Let’s be clear. I drive ten miles-per-hour over the speed limit on interstates and use Ez-Pass for tolls like everyone else.  I don’t want to return to before President Dwight D. Eisenhower built GM president Will Durant’s plan for a “network of highways stretching from sea to sea.” I do fondly remember country road drives reading Burma Shave signs.

Is faster better?

What prompted this fast-slow rumination?

My LinkedIn and BizCatalyst 360 connection Charlotte Wittenkamp shared an essay by Rory Sutherland, entitled “Are We Too Impatient to Be Intelligent?” Mr. Sutherland is the former creative director of U.K. Ogilvy & Mather, an advertising agency part of the WPP marketing conglomerate.

Mr. Sutherland now runs Ogilvy Consulting, which applies human behavioral science to business problems. His essay humorously makes the point that the default criterion for innovation has become speed, even though that might not be what the customer wants.

Fast train schedules, bullet trains, even faster non-stop flights, instant email, Amazon same day delivery, quicken our lives unnecessarily – Don’t order a Guiness, it takes forever to pour. “Some things are worth waiting for,” he quotes the Ogilvy Guiness ad to drive home his point,.

This got me thinking. Is this a conspiracy? Or is this the way humans are wired?

In his book Thinking Fast and Thinking Slow, Daniel Kahneman posits that human brains have two systems of processing thoughts.

  • System 1 is autopilot, subconscious thought used 90% of the time. It makes decisions and takes actions we have done before. It recognizes patterns and gambles on the frequency those patterns have been seen before. It is incredibly fast, like an algorithm.
  • System 2 is focused, conscious thought. It is very powerful, but slow. It can only do one thing at a time.

When people say they’re good at multitasking, their skill is switch-tasking, moving rapidly between System 1 & 2, and, yes, some people are better at that, but most of us just think we are good at it.

Automobile, air traffic control accidents, chemical or oil spills and explosions are frequently caused by someone whose brain was in System 1 when it should have been in System 2. Someone was thinking fast when they should have been thinking slow.

Artificial Intelligence (AI) will save us time

Sutherland says that we don’t always actually want efficiency. He suggests that AI, which is being built on the speed and efficiency model might be trained to slow down, give us a series of suggestions for a trip to Greece over a two month period allowing for contemplation, discussion.

Google, Amazon Ads, LinkedIn, and my writing software is constantly popping up a dialogue box, “Would you like to use AI to write this?” Mentally I answer. “NO DAMMIT! I’M TRYING TO BECOME A WRITER.” (This is sometimes my out loud voice, according to my wife.)

Speed and efficiency rarely help learn a skill.
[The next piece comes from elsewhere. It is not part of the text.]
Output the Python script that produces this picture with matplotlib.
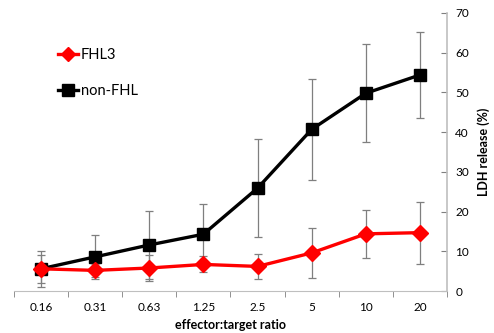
import numpy as np
import matplotlib
matplotlib.use("Agg")
import matplotlib.pyplot as plt
from matplotlib.lines import Line2D

# data
ratios = ["0.16", "0.31", "0.63", "1.25", "2.5", "5", "10", "20"]
fhl3 = [5.6, 5.2, 5.8, 6.7, 6.2, 9.6, 14.4, 14.7]
fhl3_err = [3.5, 1.7, 3.2, 2.0, 3.2, 6.2, 6.0, 7.8]
nonfhl = [5.6, 8.6, 11.6, 14.3, 25.9, 40.7, 49.8, 54.4]
nonfhl_err = [4.6, 5.5, 8.5, 7.6, 12.4, 12.7, 12.3, 10.8]

plt.rcParams["font.family"] = ["Lato", "DejaVu Sans"]

fig = plt.figure(figsize=(4.94, 3.33), dpi=100)
ax = fig.add_axes([0.028, 0.126, 0.877, 0.835])

x = np.arange(len(ratios))
gray = "#7f7f7f"

ax.errorbar(x, nonfhl, yerr=nonfhl_err, color="black", lw=2.4, marker="s",
            ms=9, ecolor=gray, elinewidth=0.9, capsize=3, capthick=0.9,
            zorder=3)
ax.errorbar(x, fhl3, yerr=fhl3_err, color="#ff0000", lw=2.4, marker="D",
            ms=8, ecolor=gray, elinewidth=0.9, capsize=3, capthick=0.9,
            zorder=4)

ax.set_xlim(-0.5, len(ratios) - 0.5)
ax.set_ylim(0, 70)

# x axis: labels at category centres, tick marks at boundaries
ax.set_xticks(x)
ax.set_xticklabels(ratios, fontsize=8.5)
ax.tick_params(axis="x", which="major", length=0, pad=8)
ax.set_xticks(np.arange(len(ratios) + 1) - 0.5, minor=True)
ax.tick_params(axis="x", which="minor", length=4, color=gray, direction="out")

# y axis on the right
ax.yaxis.tick_right()
ax.yaxis.set_label_position("right")
ax.set_yticks(range(0, 71, 10))
ax.tick_params(axis="y", length=4, color=gray, direction="in", labelsize=8.5, pad=6)

for side in ["top", "left"]:
    ax.spines[side].set_visible(False)
ax.spines["bottom"].set_color("#bfbfbf")
ax.spines["right"].set_color("#bfbfbf")
ax.spines["right"].set_linewidth(1.2)

ax.set_xlabel("effector:target ratio", fontsize=9, fontweight="bold", labelpad=4)
ax.set_ylabel("LDH release (%)", fontsize=9, fontweight="bold", labelpad=6)

# legend without the error bars
handles = [
    Line2D([], [], color="#ff0000", lw=2.4, marker="D", ms=7),
    Line2D([], [], color="black", lw=2.4, marker="s", ms=8),
]
ax.legend(handles, ["FHL3", "non-FHL"], loc="upper left",
          bbox_to_anchor=(0.09, 0.895), bbox_transform=fig.transFigure,
          frameon=False, fontsize=10.5, labelspacing=1.5, handlelength=1.4,
          handletextpad=0.2)

fig.savefig("out.png", dpi=100)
It’s why when I’m woodcarving, I don’t use power tools. I want to keep the digits I have.

In my late thirties I decided to run a marathon. I had been running twenty-five seven-minute miles a week for about ten years, but never more than five miles at one time. I just started doubling my long runs at the same pace. I hurt myself.

A fellow runner said “Alan, remember LSD!”

“I  don’t do that anymore and I am NOT going to start again.”

“No man. Long Slow Distance. Reduce your speed to run longer. A nine minute mile pace for your first marathon is quite respectable.”

Since the Industrial Revolution humans have focused on the relationship between speed and cost. Faster is better, because the more quantity you can produce for the same overheads, the cheaper each unit is.

New technology performs one function more rapidly. GPS gets you from point A to point B faster than maps, but it doesn’t show you what else you might see along the way. Remember AAA Triptiks, that told you attractions at every exit you pass? AAA still makes Triptiks, but very few members order them.

There is an inverse relationship between quality and speed. A designer once told me, “Good, fast and cheap. Pick any two. If it’s fast and cheap, it won’t be good. If it’s good and cheap it won’t be fast. If it’s good and fast, it won’t be cheap.”

Some activities benefit from going slow: eating, customer service, international diplomacy, research, sex, weight loss, learning, and any art or craft. With thinking and editing time, this little post took longer than I’d like, but I am still learning to write.

Gustav Stickley, the Arts & Crafts designer, embossed on the copper fireplace hood at his home in Morris Plains, NJ:

“The Lyf so short, the craft so long to lerne.”

Slow down. Feel the sun on your face and the wind in your hair. Happy motoring.